1980年代はラブコメ少年漫画・アニメの全盛期だ。それまで“熱血”と“ギャグ”が多かった少年漫画も80年代に大きく多様化した。ラブコメもその一つであり、たくさんの名作がこの時代に生まれている。
そこで今回は、1980年代「ラブコメ少年漫画・アニメ」でありがちだった“あるあるシチュエーション”をピックアップして紹介したい。読者としては、妄想しても現実では決して叶わないような羨ましいものばかりだ。
■主人公・ヒロインが転入してきがち
“主人公もしくはヒロインが転校生”なのは、ラブコメ漫画の定番だろう。
1984年から連載がはじまった、まつもと泉さんの『きまぐれオレンジ☆ロード』(『週刊少年ジャンプ』(集英社))では、主人公・春日恭介が新しい街に引っ越してきたところから物語が始まる。
恭介が新しい街を散策しているところ、麦わら帽子を風に飛ばされた美少女・本作のヒロイン、鮎川まどかと出会うシーンが印象的だった。そして高陵学園中等部ではさっそくトラブルに巻き込まれ、まどかからビンタを喰らうという忙しい転入初日を迎えることとなる。
また、1981年から連載された三浦みつるさんの『The・かぼちゃワイン』(『週刊少年マガジン』(講談社))の主人公・青葉春助も、サンシャイン学園中等部にきた転校生という設定だ。春助の場合は、転入早々ヒロインの“エル”こと朝丘夏美とイイ感じになっていたのが実に羨ましい。
ちょっと変化球だったのが、1980年から連載された岡崎つぐおさんの『ただいま授業中!』(『週刊少年サンデー』(小学館))。新米教師であるヒロインの一文字愛が、菜美野中学校に教師として赴任してくるところからはじまる。そんなパターンもあった。
■ヒロインがお隣さん、共同生活しがち
“ヒロインがお隣さん”というのは、ラブコメ少年漫画のあるあるでまさに憧れのシチュエーションだ。
1981年から連載されたあだち充さんの『タッチ』(『週刊少年サンデー』)では、双子の上杉兄弟のお隣さんとして、ヒロインの浅倉南が登場する。上杉家と浅倉家は家族ぐるみの付き合いで仲が良く、互いの敷地の真ん中に勉強部屋を作るほど。その部屋でさまざまなドラマが生まれた。

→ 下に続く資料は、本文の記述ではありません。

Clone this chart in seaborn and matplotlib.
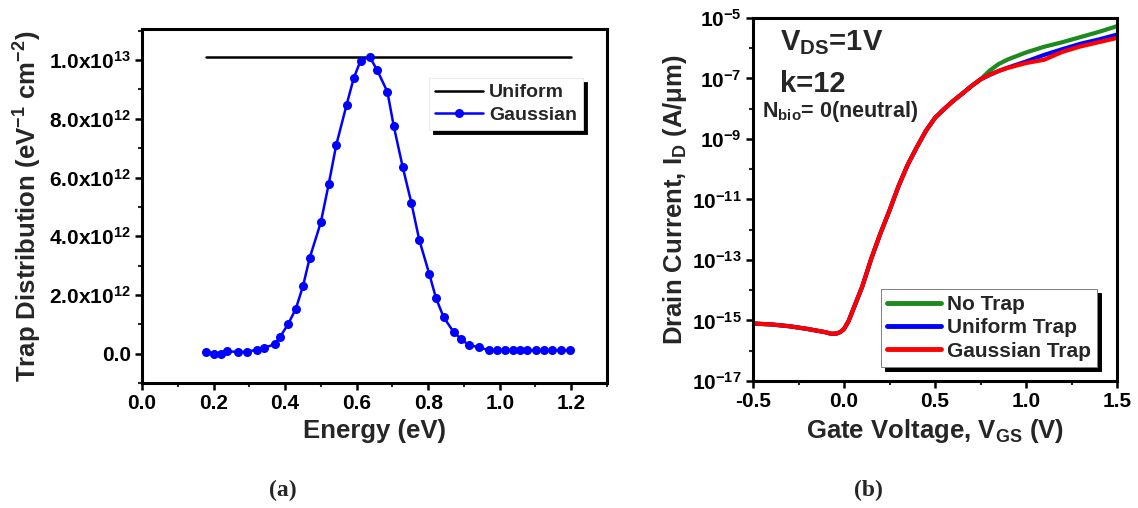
import numpy as np
import pandas as pd
import matplotlib
matplotlib.use("Agg")
import matplotlib.pyplot as plt
import seaborn as sns
from matplotlib.ticker import FuncFormatter, MultipleLocator, FixedLocator

# -------------------------------
# Data
# -------------------------------

# (a) trap distribution vs energy
energy = [0.180, 0.201, 0.222, 0.238, 0.268, 0.293, 0.321, 0.341, 0.371, 0.386,
          0.409, 0.430, 0.450, 0.469, 0.500, 0.522, 0.543, 0.572, 0.592, 0.611,
          0.636, 0.657, 0.686, 0.704, 0.729, 0.753, 0.775, 0.803, 0.822, 0.843,
          0.871, 0.893, 0.915, 0.941, 0.970, 0.993, 1.016, 1.036, 1.057, 1.077,
          1.102, 1.125, 1.146, 1.170, 1.196]
gaussian = [0.06, 0.00, 0.00, 0.08, 0.06, 0.06, 0.14, 0.20, 0.32, 0.57,
            1.02, 1.53, 2.30, 3.27, 4.48, 5.78, 7.11, 8.48, 9.39, 9.98,
            10.12, 9.67, 8.92, 7.74, 6.35, 5.14, 3.88, 2.72, 1.89, 1.25,
            0.74, 0.49, 0.28, 0.23, 0.11, 0.11, 0.11, 0.11, 0.11, 0.11,
            0.11, 0.11, 0.11, 0.11, 0.11]   # x 1e12
uniform_x = [0.18, 1.20]
uniform = [10.1, 10.1]   # x 1e12

# (b) drain current vs gate voltage (log10 of A/um)
vgs_common = [-0.5, -0.4, -0.3, -0.2, -0.1, -0.07, -0.04, -0.02, 0.0, 0.025,
              0.05, 0.1, 0.15, 0.2, 0.25, 0.3, 0.35, 0.4, 0.45, 0.5,
              0.55, 0.6, 0.65, 0.7, 0.75]
log_id_common = [-15.10, -15.13, -15.19, -15.28, -15.39, -15.44, -15.43, -15.38, -15.28, -15.02,
                 -14.64, -13.88, -12.95, -12.12, -11.36, -10.55, -9.85, -9.27, -8.73, -8.30,
                 -8.01, -7.74, -7.50, -7.25, -7.03]
vgs_tail = [0.8, 0.85, 0.9, 1.0, 1.1, 1.2, 1.3, 1.4, 1.5]
log_id_no_trap = [-6.74, -6.52, -6.37, -6.14, -5.95, -5.80, -5.63, -5.46, -5.27]
log_id_uniform = [-6.88, -6.75, -6.64, -6.44, -6.22, -6.03, -5.85, -5.71, -5.55]
log_id_gaussian = [-6.88, -6.75, -6.65, -6.49, -6.38, -6.12, -5.94, -5.80, -5.66]

trap_names = ["No Trap", "Uniform Trap", "Gaussian Trap"]
trap_colors = ["#1c8a1c", "#0000ff", "#ff0000"]

# -------------------------------
# Style
# -------------------------------
sns.set_theme(style="ticks")
plt.rcParams["font.family"] = ["Liberation Sans", "DejaVu Sans"]
plt.rcParams["font.weight"] = "bold"
plt.rcParams["axes.labelweight"] = "bold"
plt.rcParams["mathtext.fontset"] = "custom"
plt.rcParams["mathtext.rm"] = "Liberation Sans:bold"
plt.rcParams["mathtext.bf"] = "Liberation Sans:bold"
plt.rcParams["mathtext.it"] = "Liberation Sans:bold:italic"
plt.rcParams["mathtext.default"] = "bf"

fig = plt.figure(figsize=(11.38, 5.08), dpi=100)
ax1 = fig.add_axes([0.1248, 0.246, 0.4086, 0.6969])
ax2 = fig.add_axes([0.6617, 0.25, 0.3199, 0.7146])

# -------------------------------
# (a) Trap distribution
# -------------------------------
sns.lineplot(x=uniform_x, y=np.array(uniform) * 1e12, ax=ax1, color="black",
             lw=1.8, label="Uniform")
sns.lineplot(x=energy, y=np.array(gaussian) * 1e12, ax=ax1, color="#0000ff",
             lw=1.8, marker="o", markersize=6.5, markeredgewidth=0,
             sort=False, label="Gaussian")

ax1.set_xlim(0, 1.3)
ax1.set_ylim(-1.0e12, 1.106e13)
ax1.xaxis.set_major_locator(MultipleLocator(0.2))
ax1.xaxis.set_minor_locator(MultipleLocator(0.1))
ax1.yaxis.set_major_locator(MultipleLocator(2e12))
ax1.yaxis.set_minor_locator(MultipleLocator(1e12))


def sci_fmt(v, pos):
    if abs(v) < 1:
        return "0.0"
    e = int(np.floor(np.log10(abs(v))))
    m = v / 10 ** e
    return f"{m:.1f}x10$^{{{e}}}$"


ax1.yaxis.set_major_formatter(FuncFormatter(sci_fmt))
ax1.xaxis.set_major_formatter(FuncFormatter(lambda v, p: f"{v:.1f}"))
ax1.set_xlabel("Energy (eV)", fontsize=18.5, labelpad=4)
ax1.set_ylabel("Trap Distribution (eV$^{-1}$ cm$^{-2}$)", fontsize=18.5, labelpad=4)

leg1 = ax1.legend(loc="upper right", bbox_to_anchor=(0.948, 0.862), fontsize=14,
                  frameon=True, fancybox=False, handlelength=2.5,
                  borderpad=0.3, labelspacing=0.25, handletextpad=0.3,
                  borderaxespad=0,
                  shadow={"ox": 3, "oy": -3, "color": "black", "alpha": 1})
leg1.get_frame().set_edgecolor("0.9")
leg1.get_frame().set_linewidth(0.6)
for t in leg1.get_texts():
    t.set_fontweight("bold")

# -------------------------------
# (b) Transfer characteristics
# -------------------------------
rows = []
for name, tail in zip(trap_names, [log_id_no_trap, log_id_uniform, log_id_gaussian]):
    xs = vgs_common + vgs_tail
    ys = log_id_common + tail
    for x, y in zip(xs, ys):
        rows.append({"Vgs": x, "Id": 10.0 ** y, "Trap": name})
df = pd.DataFrame(rows)

sns.lineplot(data=df, x="Vgs", y="Id", hue="Trap", hue_order=trap_names,
             palette=dict(zip(trap_names, trap_colors)), lw=3, ax=ax2)
ax2.set_yscale("log")
ax2.set_xlim(-0.5, 1.5)
ax2.set_ylim(1e-17, 1e-5)
ax2.xaxis.set_major_locator(MultipleLocator(0.5))
ax2.xaxis.set_minor_locator(MultipleLocator(0.25))
ax2.yaxis.set_major_locator(FixedLocator(10.0 ** np.arange(-17, -4, 2)))
ax2.yaxis.set_minor_locator(FixedLocator(10.0 ** np.arange(-16, -5, 2)))
ax2.yaxis.set_major_formatter(FuncFormatter(lambda v, p: f"10$^{{{int(round(np.log10(v)))}}}$"))
ax2.yaxis.set_minor_formatter(FuncFormatter(lambda v, p: ""))
ax2.xaxis.set_major_formatter(FuncFormatter(lambda v, p: f"{v:.1f}"))
ax2.set_xlabel("Gate Voltage, V$_{GS}$ (V)", fontsize=18.5, labelpad=4)
ax2.set_ylabel("Drain Current, I$_{D}$ (A/\u03bcm)", fontsize=18.5, labelpad=2)

ax2.text(0.074, 0.912, "V$_{DS}$=1V", transform=ax2.transAxes, fontsize=21,
         fontweight="bold", va="baseline")
ax2.text(0.074, 0.796, "k=12", transform=ax2.transAxes, fontsize=21,
         fontweight="bold", va="baseline")
ax2.text(0.025, 0.728, "N$_{bio}$= 0(neutral)", transform=ax2.transAxes,
         fontsize=15.5, fontweight="bold", va="baseline")

leg2 = ax2.legend(loc="lower right", bbox_to_anchor=(0.945, 0.039), fontsize=15,
                  frameon=True, fancybox=False, handlelength=2.55,
                  borderpad=0.3, labelspacing=0.2, handletextpad=0.3,
                  borderaxespad=0, title=None,
                  shadow={"ox": 3, "oy": -3, "color": "black", "alpha": 1})
leg2.get_frame().set_edgecolor("0.5")
leg2.get_frame().set_linewidth(0.7)
for t in leg2.get_texts():
    t.set_fontweight("bold")
for h in leg2.get_lines():
    h.set_linewidth(3.5)

# -------------------------------
# Shared axis styling
# -------------------------------
for ax in (ax1, ax2):
    for s in ax.spines.values():
        s.set_visible(True)
        s.set_linewidth(2.2)
        s.set_color("black")
    ax.tick_params(which="major", direction="out", length=5, width=1.8,
                   labelsize=15, colors="black", top=False, right=False, pad=3)
    ax.tick_params(which="minor", direction="out", length=3, width=1.5,
                   top=False, right=False)
    for lbl in ax.get_xticklabels() + ax.get_yticklabels():
        lbl.set_fontweight("bold")

fig.text(283 / 1138, 1 - 490 / 508, "(a)", ha="center", va="center",
         family=["Liberation Serif", "DejaVu Serif"], fontweight="bold", fontsize=17)
fig.text(868 / 1138, 1 - 490 / 508, "(b)", ha="center", va="center",
         family=["Liberation Serif", "DejaVu Serif"], fontweight="bold", fontsize=17)

fig.savefig("out.png", dpi=100)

『タッチ』のような、“美少女がお隣さん”のシチュエーションも十分羨ましいが、1980年から連載されたあだちさんの『みゆき』(『少年ビッグコミック』(小学館))もまたドキドキするようなシチュエーションだ。
こちらは、ヒロインと同じ屋根の下に一緒に暮らす共同生活パターン。血の繋がりはないがお兄ちゃん想いのかわいい若松みゆきは、まさに理想的な妹だった。海外生活が長いせいか自由奔放な性格で、下着姿や水着姿で家をうろつくシーンも多かった。
そのほか、江口寿史さんの『ストップ!! ひばりくん!』(『週刊少年ジャンプ』(1981年から連載))では、主人公・坂本耕作が母との死別を機に大空家の一員となり、大空ひばりと共同生活をはじめることに。また、1981年まで連載された柳沢きみおさんの『翔んだカップル』(『週刊少年マガジン』)では、主人公・田代勇介は不動産屋の手違いからヒロイン山葉圭と共同生活する流れとなっていた。